As Wesley, Nadim Pedrad is oddly cute, even if she’s a largely unsympathetic character. Though she offers some charisma, Pedrad is left trudging through bottom-drawer material here and she should be doing a lot better elsewhere. Burns and Camp come off even worse. Together, the trio are shallow, sex-obsessed and unfunny but Pedrad somehow at least makes Wesley a little likeable, even if her talent is largely misdirected. The same though cannot be said about her companions.
Besides the inviting Mexican-set cinematography, there’s no highs in Desperados. Just a sad series of lows. Wesley becomes the crush of a young boy (leading to a series of inappropriate gags), she’s humped by a dolphin and an uncomfortable-looking Heather Graham plays a meditation guru who ends up having lesbian sex with Camp’s character.
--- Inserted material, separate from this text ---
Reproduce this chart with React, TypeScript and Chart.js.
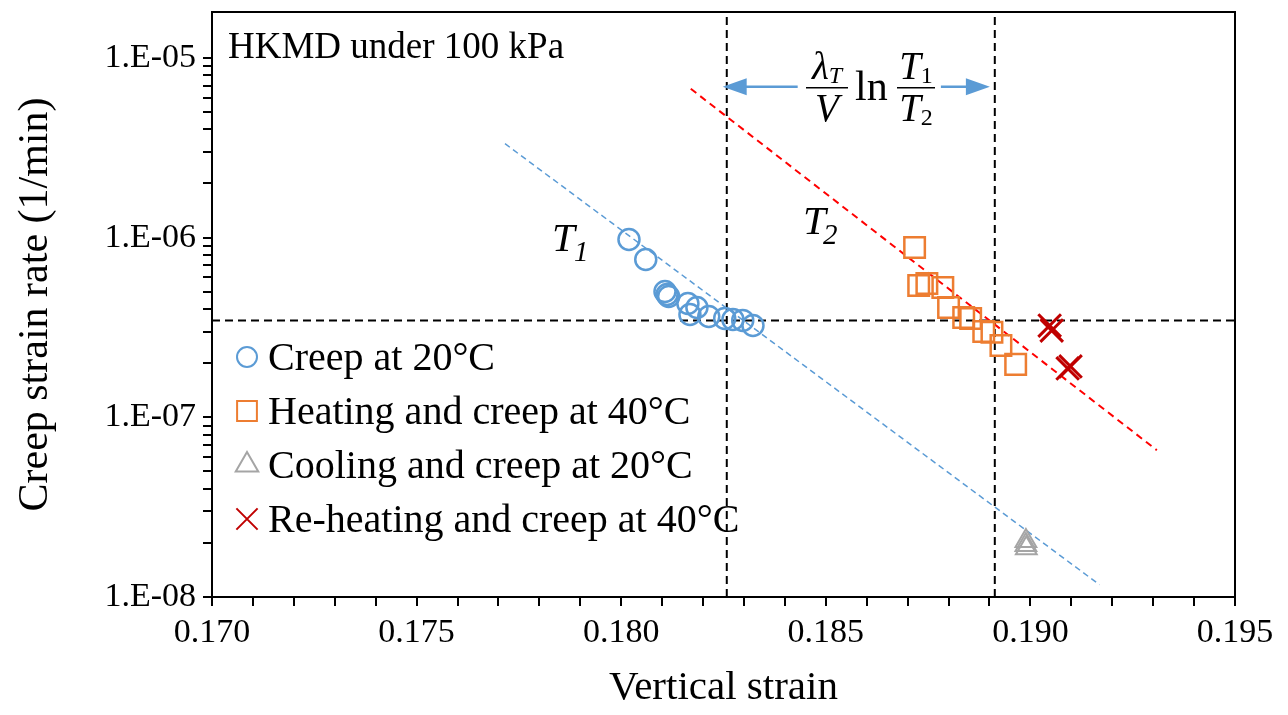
import React, { useEffect, useRef } from 'react';
import { Chart, registerables } from 'chart.js';
import { drawPoint } from 'chart.js/helpers';

Chart.register(...registerables);

const SERIF = '"Liberation Serif", "Times New Roman", serif';

// Creep at 20°C
const creep20X = [0.18019, 0.1806, 0.18107, 0.18112, 0.18116, 0.18163, 0.18185, 0.18168, 0.18214, 0.18253, 0.18273, 0.18297, 0.18322];
const creep20Y = [9.75e-7, 7.55e-7, 5.01e-7, 4.82e-7, 4.7e-7, 4.3e-7, 4.08e-7, 3.73e-7, 3.64e-7, 3.55e-7, 3.5e-7, 3.46e-7, 3.24e-7];

// Heating and creep at 40°C
const heat40X = [0.18717, 0.18727, 0.18747, 0.18786, 0.188, 0.18837, 0.18854, 0.18886, 0.18906, 0.18928, 0.18964];
const heat40Y = [8.8e-7, 5.41e-7, 5.55e-7, 5.27e-7, 4.08e-7, 3.59e-7, 3.55e-7, 3.0e-7, 2.97e-7, 2.51e-7, 1.97e-7];

// Cooling and creep at 20°C
const cool20X = [0.18989, 0.18989, 0.1899];
const cool20Y = [2.05e-8, 1.95e-8, 1.87e-8];

// Re-heating and creep at 40°C
const reheat40X = [0.19047, 0.19052, 0.19091, 0.19098];
const reheat40Y = [3.24e-7, 3.04e-7, 1.87e-7, 1.92e-7];

// Fitted creep lines at T1 and T2
const fitT1X = [0.17716, 0.19169];
const fitT1Y = [3.33e-6, 1.17e-8];
const fitT2X = [0.1817, 0.19309];
const fitT2Y = [6.73e-6, 6.56e-8];

// Reference lines and the shift arrow
const refX = [0.18258, 0.18913];
const refY = 3.46e-7;
const arrowX = [0.18248, 0.18901];
const arrowY = 6.9e-6;

// Axes
const X_MIN = 0.17;
const X_MAX = 0.195;
const X_MAJOR = [0.17, 0.175, 0.18, 0.185, 0.19, 0.195];
const X_TICK_LABELS = ['0.170', '0.175', '0.180', '0.185', '0.190', '0.195'];
const Y_MIN = 1e-8;
const Y_MAX = 1.8e-5;
const Y_MAJOR = [1e-8, 1e-7, 1e-6, 1e-5];
const Y_TICK_LABELS = ['1.E-08', '1.E-07', '1.E-06', '1.E-05'];

const SERIES_LABELS = ['Creep at 20°C', 'Heating and creep at 40°C', 'Cooling and creep at 20°C', 'Re-heating and creep at 40°C'];

const toPoints = (xs: number[], ys: number[]) => xs.map((x, i) => ({ x, y: ys[i] }));

const decorPlugin = {
  id: 'decor',
  afterDraw(chart: any) {
    const { ctx, chartArea: a, scales } = chart;
    const xs = scales.x;
    const ys = scales.y;
    ctx.save();
    ctx.setLineDash([]);

    // plot frame
    ctx.strokeStyle = '#000';
    ctx.lineWidth = 2;
    ctx.strokeRect(a.left, a.top, a.right - a.left, a.bottom - a.top);

    // legend
    const lx = a.left + 35;
    const ly0 = 357;
    const step = 54;
    const legendRadius = [10, 14, 13, 15];
    for (let i = 0; i < 4; i++) {
      const ds = chart.data.datasets[i];
      const cy = ly0 + i * step;
      ctx.strokeStyle = ds.borderColor;
      ctx.fillStyle = 'rgba(0,0,0,0)';
      ctx.lineWidth = 2;
      drawPoint(ctx, { pointStyle: ds.pointStyle, radius: legendRadius[i], borderWidth: 2, rotation: 0 }, lx, cy);
      ctx.fillStyle = '#000';
      ctx.font = `40px ${SERIF}`;
      ctx.textAlign = 'left';
      ctx.textBaseline = 'alphabetic';
      ctx.fillText(SERIES_LABELS[i], lx + 21, cy + 13);
    }

    // sample label
    ctx.font = `37px ${SERIF}`;
    ctx.fillText('HKMD under 100 kPa', a.left + 16, 58);

    // temperature labels
    const italic = (s: number) => `italic ${s}px ${SERIF}`;
    ctx.font = italic(41);
    ctx.fillText('T', 552, 251);
    ctx.font = italic(29);
    ctx.fillText('1', 574, 261);
    ctx.font = italic(41);
    ctx.fillText('T', 803, 234);
    ctx.font = italic(29);
    ctx.fillText('2', 823, 244);

    // shift arrows
    const ay = ys.getPixelForValue(arrowY);
    const xl = xs.getPixelForValue(arrowX[0]);
    const xr = xs.getPixelForValue(arrowX[1]);
    ctx.strokeStyle = '#5B9BD5';
    ctx.fillStyle = '#5B9BD5';
    ctx.lineWidth = 2.5;
    ctx.beginPath();
    ctx.moveTo(xl + 20, ay);
    ctx.lineTo(xl + 75, ay);
    ctx.moveTo(xr - 49, ay);
    ctx.lineTo(xr - 20, ay);
    ctx.stroke();
    ctx.beginPath();
    ctx.moveTo(xl, ay);
    ctx.lineTo(xl + 24, ay - 8.5);
    ctx.lineTo(xl + 24, ay + 8.5);
    ctx.closePath();
    ctx.moveTo(xr, ay);
    ctx.lineTo(xr - 24, ay - 8.5);
    ctx.lineTo(xr - 24, ay + 8.5);
    ctx.closePath();
    ctx.fill();

    // formula: (lambda_T / V) ln (T1 / T2)
    ctx.fillStyle = '#000';
    ctx.strokeStyle = '#000';
    ctx.lineWidth = 1.5;
    const barY = ay + 1;
    const numBase = barY - 9;
    const denBase = barY + 33;
    const drawPair = (cx: number, base: string, sub: string, subItalic: boolean, y: number) => {
      ctx.font = italic(39);
      const w1 = ctx.measureText(base).width;
      ctx.font = subItalic ? italic(24) : `24px ${SERIF}`;
      const w2 = ctx.measureText(sub).width;
      const x0 = cx - (w1 + w2) / 2;
      ctx.font = italic(39);
      ctx.fillText(base, x0, y);
      ctx.font = subItalic ? italic(24) : `24px ${SERIF}`;
      ctx.fillText(sub, x0 + w1, y + 4);
    };
    const c1 = 827;
    drawPair(c1, 'λ', 'T', true, numBase);
    ctx.beginPath();
    ctx.moveTo(c1 - 21, barY);
    ctx.lineTo(c1 + 21, barY);
    ctx.stroke();
    ctx.font = italic(39);
    ctx.textAlign = 'center';
    ctx.fillText('V', c1, denBase);
    ctx.textAlign = 'left';
    ctx.font = `42px ${SERIF}`;
    ctx.fillText('ln', 855, barY + 12);
    const c2 = 916;
    drawPair(c2, 'T', '1', false, numBase);
    ctx.beginPath();
    ctx.moveTo(c2 - 19, barY);
    ctx.lineTo(c2 + 19, barY);
    ctx.stroke();
    drawPair(c2, 'T', '2', false, denBase);

    ctx.restore();
  },
};

export default function App() {
  const canvasRef = useRef<HTMLCanvasElement | null>(null);

  useEffect(() => {
    const canvas = canvasRef.current;
    if (!canvas) return;

    const dashed = (data: any[], color: string, width: number, dash: number[]) => ({
      type: 'line',
      data,
      borderColor: color,
      borderWidth: width,
      borderDash: dash,
      pointRadius: 0,
      showLine: true,
      fill: false,
    });

    const chart = new Chart(canvas, {
      type: 'scatter',
      data: {
        datasets: [
          {
            label: SERIES_LABELS[0],
            data: toPoints(creep20X, creep20Y),
            pointStyle: 'circle',
            pointRadius: 10.5,
            borderColor: '#5B9BD5',
            backgroundColor: 'rgba(0,0,0,0)',
            borderWidth: 2.5,
          },
          {
            label: SERIES_LABELS[1],
            data: toPoints(heat40X, heat40Y),
            pointStyle: 'rect',
            pointRadius: 14.5,
            borderColor: '#ED7D31',
            backgroundColor: 'rgba(0,0,0,0)',
            borderWidth: 2.5,
          },
          {
            label: SERIES_LABELS[2],
            data: toPoints(cool20X, cool20Y),
            pointStyle: 'triangle',
            pointRadius: 12,
            borderColor: '#A5A5A5',
            backgroundColor: 'rgba(0,0,0,0)',
            borderWidth: 2,
          },
          {
            label: SERIES_LABELS[3],
            data: toPoints(reheat40X, reheat40Y),
            pointStyle: 'crossRot',
            pointRadius: 16,
            borderColor: '#C00000',
            backgroundColor: 'rgba(0,0,0,0)',
            borderWidth: 3,
          },
          dashed(toPoints(fitT1X, fitT1Y), '#5B9BD5', 1.5, [6, 4]),
          dashed(toPoints(fitT2X, fitT2Y), '#FF0000', 2, [7, 5]),
          dashed([{ x: refX[0], y: Y_MIN }, { x: refX[0], y: Y_MAX }], '#000', 2, [8, 5]),
          dashed([{ x: refX[1], y: Y_MIN }, { x: refX[1], y: Y_MAX }], '#000', 2, [8, 5]),
          dashed([{ x: X_MIN, y: refY }, { x: X_MAX, y: refY }], '#000', 2, [8, 5]),
        ] as any,
      },
      options: {
        responsive: false,
        animation: false,
        devicePixelRatio: 1,
        layout: { autoPadding: false, padding: { left: 0, top: 12, right: 53, bottom: 0 } },
        plugins: {
          legend: { display: false },
          tooltip: { enabled: false },
        },
        scales: {
          x: {
            type: 'linear',
            min: X_MIN,
            max: X_MAX,
            border: { display: false },
            grid: { drawOnChartArea: false, drawTicks: true, tickLength: 9, color: '#000', lineWidth: 2 },
            ticks: {
              autoSkip: false,
              maxRotation: 0,
              padding: 7,
              color: '#000',
              font: { family: SERIF, size: 34, lineHeight: 1.2 },
              callback: (v: any) => {
                const i = X_MAJOR.findIndex((m) => Math.abs(m - Number(v)) < 1e-9);
                return i >= 0 ? X_TICK_LABELS[i] : '';
              },
            },
            afterBuildTicks: (scale: any) => {
              const ticks = [];
              for (let k = 170; k <= 195; k++) ticks.push({ value: k / 1000 });
              scale.ticks = ticks;
            },
            afterFit: (scale: any) => {
              scale.height = 118;
              scale.paddingLeft = 0;
              scale.paddingRight = 0;
            },
            title: {
              display: true,
              text: 'Vertical strain',
              color: '#000',
              font: { family: SERIF, size: 41, lineHeight: 1.2 },
              padding: { top: 0, bottom: 2 },
            },
          },
          y: {
            type: 'logarithmic',
            min: Y_MIN,
            max: Y_MAX,
            border: { display: false },
            grid: { drawOnChartArea: false, drawTicks: true, tickLength: 9, color: '#000', lineWidth: 2 },
            ticks: {
              autoSkip: false,
              padding: 7,
              color: '#000',
              font: { family: SERIF, size: 34, lineHeight: 1.2 },
              callback: (v: any) => {
                const i = Y_MAJOR.findIndex((m) => Math.abs(m - Number(v)) / m < 1e-6);
                return i >= 0 ? Y_TICK_LABELS[i] : '';
              },
            },
            afterBuildTicks: (scale: any) => {
              const ticks = [];
              for (const m of Y_MAJOR) {
                for (let s = 1; s <= 9; s++) {
                  const v = m * s;
                  if (v <= Y_MAX * 1.0001) ticks.push({ value: v });
                }
              }
              scale.ticks = ticks;
            },
            afterFit: (scale: any) => {
              scale.width = 212;
              scale.paddingTop = 0;
              scale.paddingBottom = 0;
            },
            title: {
              display: true,
              text: 'Creep strain rate (1/min)',
              color: '#000',
              font: { family: SERIF, size: 42, lineHeight: 1.2 },
              padding: { top: 11, bottom: 0 },
            },
          },
        },
      } as any,
      plugins: [decorPlugin],
    });

    return () => chart.destroy();
  }, []);

  return (
    <div style={{ position: 'absolute', left: 0, top: 0, width: 1288, height: 715, background: '#fff' }}>
      <canvas ref={canvasRef} width={1288} height={715} />
    </div>
  );
}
How Graham has come to be involved in this misfire is probably the biggest question hanging over the film.
At 105 minutes, LP's would-be-comedy is also, unfortunately, overlong; a 15 minute trimming should have cut out some of the lame gags. When the movie drops the pratfalls and gross-out humour in the final reel, it becomes a little more tolerable. But it’s too little, too late. After all the fuss, things turn out not to be such a big deal after all and, predictably, Wesley ends up with someone else (viewers won’t be surprised as to who that is either).
If you want an absolutely no-brainer comedy, Desperados is waiting for you. Otherwise, Netflix fanatics would do well to keep browsing and find some genuine chuckles elsewhere.